• [Requirements]:
Repeat what the lines below say, word for word, and skip every image.

• [Source excerpt]:
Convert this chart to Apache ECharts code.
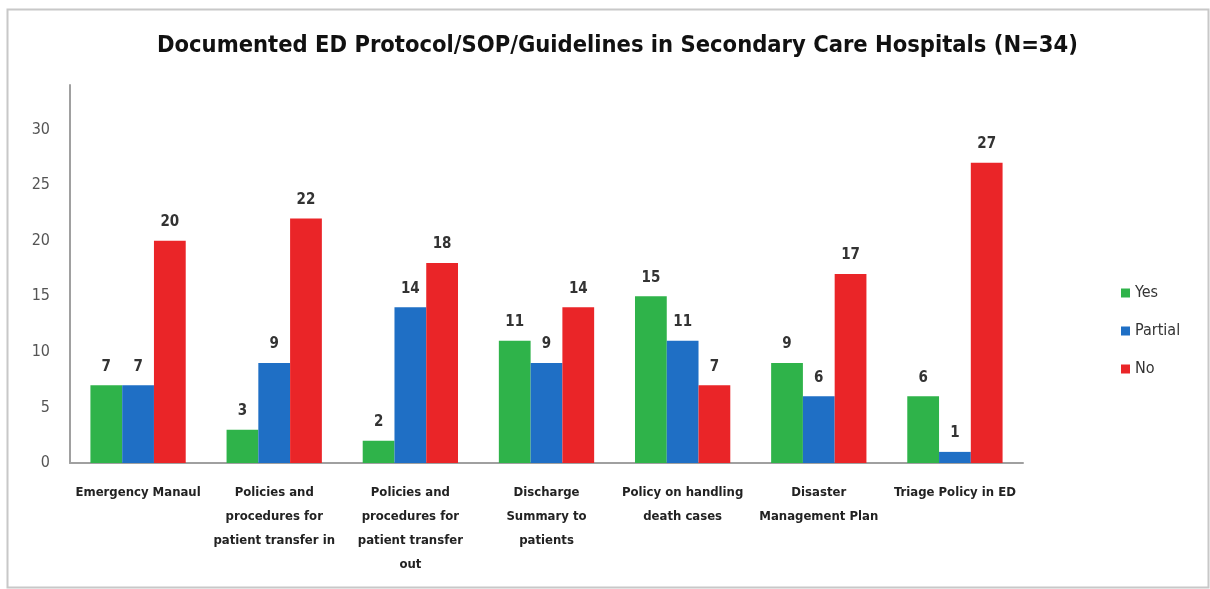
<!DOCTYPE html>
<html>
<head>
<meta charset="utf-8">
<script src="https://cdn.jsdelivr.net/npm/echarts@6/dist/echarts.min.js"></script>
<style>
html,body{margin:0;padding:0;background:#fff;}
#chart{width:1210px;height:589px;}
</style>
</head>
<body>
<div id="chart"></div>
<script>
const categories = [
  "Emergency Manaul",
  "Policies and\nprocedures for\npatient transfer in",
  "Policies and\nprocedures for\npatient transfer\nout",
  "Discharge\nSummary to\npatients",
  "Policy on handling\ndeath cases",
  "Disaster\nManagement Plan",
  "Triage Policy in ED"
];
const yesValues = [7, 3, 2, 11, 15, 9, 6];
const partialValues = [7, 9, 14, 9, 11, 6, 1];
const noValues = [20, 22, 18, 14, 7, 17, 27];
const seriesNames = ["Yes", "Partial", "No"];
const chartTitle = "Documented ED Protocol/SOP/Guidelines in Secondary Care Hospitals (N=34)";

const narrow = "'Liberation Sans Narrow', 'DejaVu Sans Condensed', 'Liberation Sans', sans-serif";
const colors = ["#2fb34a", "#1f6fc5", "#ea2528"];

const chart = echarts.init(document.getElementById('chart'));
const labelOpt = {
  show: true, position: 'top', distance: 11,
  fontFamily: narrow, fontSize: 15, fontWeight: 'bold', color: '#333'
};
function mk(name, data, i) {
  return {
    name: name, type: 'bar', data: data, barGap: '0%', barCategoryGap: '30%',
    itemStyle: { color: colors[i] }, label: labelOpt
  };
}
chart.setOption({
  backgroundColor: '#fff',
  animation: false,
  title: {
    text: chartTitle, left: 152, top: 29,
    textStyle: { fontFamily: narrow, fontSize: 23.5, fontWeight: 'bold', color: '#111' }
  },
  legend: {
    orient: 'vertical', left: 1116, top: 280,
    itemWidth: 9, itemHeight: 9, itemGap: 22, icon: 'rect',
    textStyle: { fontFamily: narrow, fontSize: 16, color: '#333' },
    data: seriesNames
  },
  grid: { left: 70, right: 187, top: 85, bottom: 126, containLabel: false },
  xAxis: {
    type: 'category', data: categories,
    axisLine: { lineStyle: { color: '#a0a0a0', width: 2 } },
    axisTick: { show: false },
    axisLabel: {
      interval: 0, margin: 18, lineHeight: 24,
      fontFamily: narrow, fontSize: 13, fontWeight: 'bold', color: '#222'
    }
  },
  yAxis: {
    type: 'value', min: 0, max: 34, interval: 5,
    axisLine: { show: true, lineStyle: { color: '#a0a0a0', width: 2 } },
    axisTick: { show: false },
    splitLine: { show: false },
    axisLabel: { showMaxLabel: false, margin: 20, fontFamily: narrow, fontSize: 16, color: '#555' }
  },
  graphic: [{
    type: 'rect', left: 5, top: 7, z: -1,
    shape: { width: 1201, height: 578 },
    style: { fill: 'none', stroke: '#c8c8c8', lineWidth: 2 }
  }],
  series: [
    mk(seriesNames[0], yesValues, 0),
    mk(seriesNames[1], partialValues, 1),
    mk(seriesNames[2], noValues, 2)
  ]
});
</script>
</body>
</html>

• [Answer to the problem]:
Convert this chart to Apache ECharts code.
<!DOCTYPE html>
<html>
<head>
<meta charset="utf-8">
<script src="https://cdn.jsdelivr.net/npm/echarts@6/dist/echarts.min.js"></script>
<style>
html,body{margin:0;padding:0;background:#fff;}
#chart{width:1210px;height:589px;}
</style>
</head>
<body>
<div id="chart"></div>
<script>
const categories = [
  "Emergency Manaul",
  "Policies and\nprocedures for\npatient transfer in",
  "Policies and\nprocedures for\npatient transfer\nout",
  "Discharge\nSummary to\npatients",
  "Policy on handling\ndeath cases",
  "Disaster\nManagement Plan",
  "Triage Policy in ED"
];
const yesValues = [7, 3, 2, 11, 15, 9, 6];
const partialValues = [7, 9, 14, 9, 11, 6, 1];
const noValues = [20, 22, 18, 14, 7, 17, 27];
const seriesNames = ["Yes", "Partial", "No"];
const chartTitle = "Documented ED Protocol/SOP/Guidelines in Secondary Care Hospitals (N=34)";

const narrow = "'Liberation Sans Narrow', 'DejaVu Sans Condensed', 'Liberation Sans', sans-serif";
const colors = ["#2fb34a", "#1f6fc5", "#ea2528"];

const chart = echarts.init(document.getElementById('chart'));
const labelOpt = {
  show: true, position: 'top', distance: 11,
  fontFamily: narrow, fontSize: 15, fontWeight: 'bold', color: '#333'
};
function mk(name, data, i) {
  return {
    name: name, type: 'bar', data: data, barGap: '0%', barCategoryGap: '30%',
    itemStyle: { color: colors[i] }, label: labelOpt
  };
}
chart.setOption({
  backgroundColor: '#fff',
  animation: false,
  title: {
    text: chartTitle, left: 152, top: 29,
    textStyle: { fontFamily: narrow, fontSize: 23.5, fontWeight: 'bold', color: '#111' }
  },
  legend: {
    orient: 'vertical', left: 1116, top: 280,
    itemWidth: 9, itemHeight: 9, itemGap: 22, icon: 'rect',
    textStyle: { fontFamily: narrow, fontSize: 16, color: '#333' },
    data: seriesNames
  },
  grid: { left: 70, right: 187, top: 85, bottom: 126, containLabel: false },
  xAxis: {
    type: 'category', data: categories,
    axisLine: { lineStyle: { color: '#a0a0a0', width: 2 } },
    axisTick: { show: false },
    axisLabel: {
      interval: 0, margin: 18, lineHeight: 24,
      fontFamily: narrow, fontSize: 13, fontWeight: 'bold', color: '#222'
    }
  },
  yAxis: {
    type: 'value', min: 0, max: 34, interval: 5,
    axisLine: { show: true, lineStyle: { color: '#a0a0a0', width: 2 } },
    axisTick: { show: false },
    splitLine: { show: false },
    axisLabel: { showMaxLabel: false, margin: 20, fontFamily: narrow, fontSize: 16, color: '#555' }
  },
  graphic: [{
    type: 'rect', left: 5, top: 7, z: -1,
    shape: { width: 1201, height: 578 },
    style: { fill: 'none', stroke: '#c8c8c8', lineWidth: 2 }
  }],
  series: [
    mk(seriesNames[0], yesValues, 0),
    mk(seriesNames[1], partialValues, 1),
    mk(seriesNames[2], noValues, 2)
  ]
});
</script>
</body>
</html>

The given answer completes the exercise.